ChickenpOX Is an almost universal childhood disease characterised by blistery spots scattered all over the body. These are often exceptionally uncomfortable, especially where they occur in the throat, ears and other orifices. Other than this, chicken pox is usually a relatively benign illness, with few side-effects. However, after the infection is over, the chickenpox virus lodges in the ends of the nerves near the skin. Many years later these viruses can re-activate and when they do they form the condition called shingles.

Shingles produces much the same sort of crusty abrasions as chicken pox, except that whereas chickenpox occurs over the whole body, shingles occurs only along the distribution of one single spinal nerve. So, typically, the little marks of shingles will appear in a band or a patch round the trunk; or down the arm; or over the buttock; or down the leg. Occasionally, the nerve affected is the one which supplies the forehead region, or alternatively the eye itself. Shingles here can cause severe head pain.

Although chickenpox and shingles are essentially the same virus, the infections themselves couldn’t be more different. Whereas chickenpox is usually a mild infection leaving no after-effects, shingles can be a very nasty infection indeed. For a start, it’s painful; and what’s more the pain of shingles can continue for years in the area of skin supplied by the nerve that has been affected. Secondly, although chickenpox is a disease of the young, shingles generally affects those who are older, and those whose immune system isn’t working properly (the ‘immunocompromised’). This included sufferers from AIDS, and those who are on certain types of medication such as for cancer.

Shingles has been very aptly described as ‘a belt of roses from Hell’. The pain of shingles doesn’t have to persist afterwards, but in a good proportion of cases it does. Shingles can be very unpleasant, but fortunately we have a number of drugs that can counteract it. The secret of good treatment is to use these drugs as soon as the condition is diagnosed, and to make sure that the treatment is fully carried out. The less that the virus in the nerve endings is allowed to proliferate, the less pain will occur in the future.

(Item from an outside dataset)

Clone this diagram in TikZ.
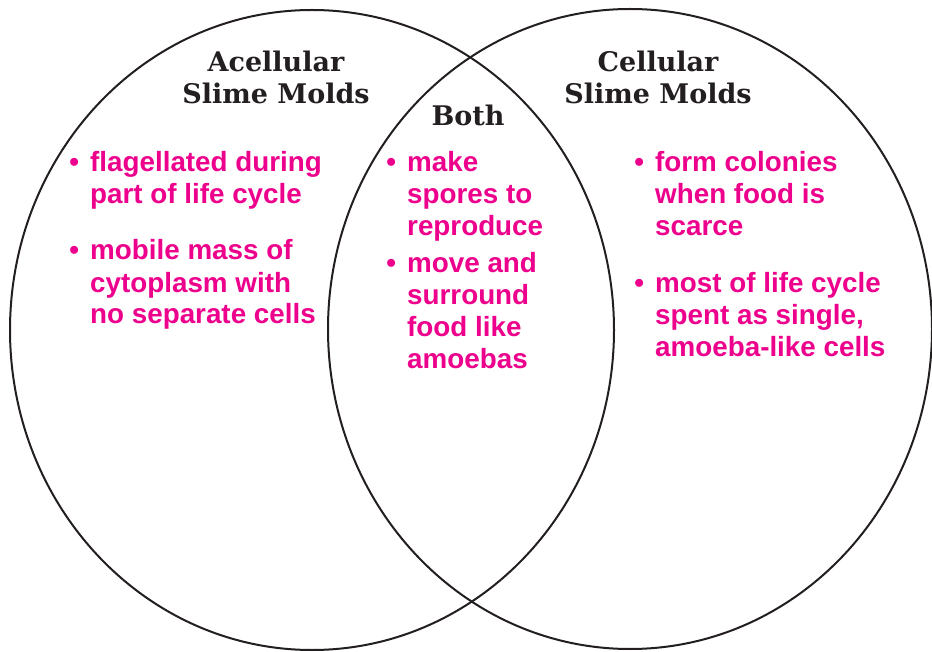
\documentclass[tikz,border=0pt]{standalone}
\usepackage{fontspec}
\setmainfont{Liberation Sans}
\newfontfamily\headfont{DejaVu Serif}
\usetikzlibrary{shapes.geometric}
\definecolor{mold}{HTML}{EC008C}
\definecolor{inkgray}{HTML}{231F20}
\newcommand{\dotitem}{\llap{\textbullet\hspace{11pt}}}
\tikzset{
  blob/.style={
    ellipse,
    draw=inkgray,
    line width=2pt,
    inner sep=0pt,
    minimum width=604pt,
    minimum height=640pt
  },
  heading/.style={
    align=center,
    text=inkgray,
    font=\headfont\bfseries\fontsize{27}{32}\selectfont,
    inner sep=0pt,
    anchor=base
  },
  fact/.style={
    align=left,
    text=mold,
    font=\bfseries\fontsize{27.8}{32}\selectfont,
    inner sep=0pt,
    anchor=base west
  }
}

\begin{document}
\begin{tikzpicture}[x=1pt, y=-1pt]
  \useasboundingbox (0,0) rectangle (932,652);

  % the two circles
  \node[blob] (acell) at (312,330) {};
  \node[blob] (cell) at (630,329) {};

  % headings (placed at the baseline of the last line)
  \node[heading] (acellhead) at (276,104) {Acellular\\Slime Molds};
  \node[heading] (cellhead) at (658,104) {Cellular\\Slime Molds};
  \node[heading] (bothhead) at (468,126) {Both};

  % left side
  \node[fact] (acell1) at (90,204) {\dotitem flagellated during\\part of life cycle};
  \node[fact] (acell2) at (90,324) {\dotitem mobile mass of\\cytoplasm with\\no separate cells};

  % overlap
  \node[fact] (both1) at (407,236) {\dotitem make\\spores to\\reproduce};
  \node[fact] (both2) at (407,368) {\dotitem move and\\surround\\food like\\amoebas};

  % right side
  \node[fact] (cell1) at (655,236) {\dotitem form colonies\\when food is\\scarce};
  \node[fact] (cell2) at (655,356) {\dotitem most of life cycle\\spent as single,\\amoeba-like cells};
\end{tikzpicture}
\end{document}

One of the classic places for shingles lo occur is over the forehead and around the eye. It starts with an odd sensation in the skin over one side of the forehead and scalp, which then gradually turns into pain, but at this stage there is nothing to be seen and both doctor and patient may wonder what is happening, or where the severe pain is coming from. Then the skin lesions begin to come out – typically, little cyst-like blebs which soon crust over. The blebs can be few in number, but in severe cases they can cover the whole area supplied by the affected nerve, and so one side of the forehead can become a mass of ulcerated abrasions. Typically, new crops of blebs appear each day while the older ones start to crust over. Eventually, no more new vesicles are formed, and the crusts finally drop off, often leaving skin which is red, peeling and very tender to the touch. The skin symptoms of pain and sensitivity may persist some time after its colour and consistency have gone back to normal.

Even if you don’t get post-infection pain, shingles is a very debilitating disease and it may take three months before you feel back to normal.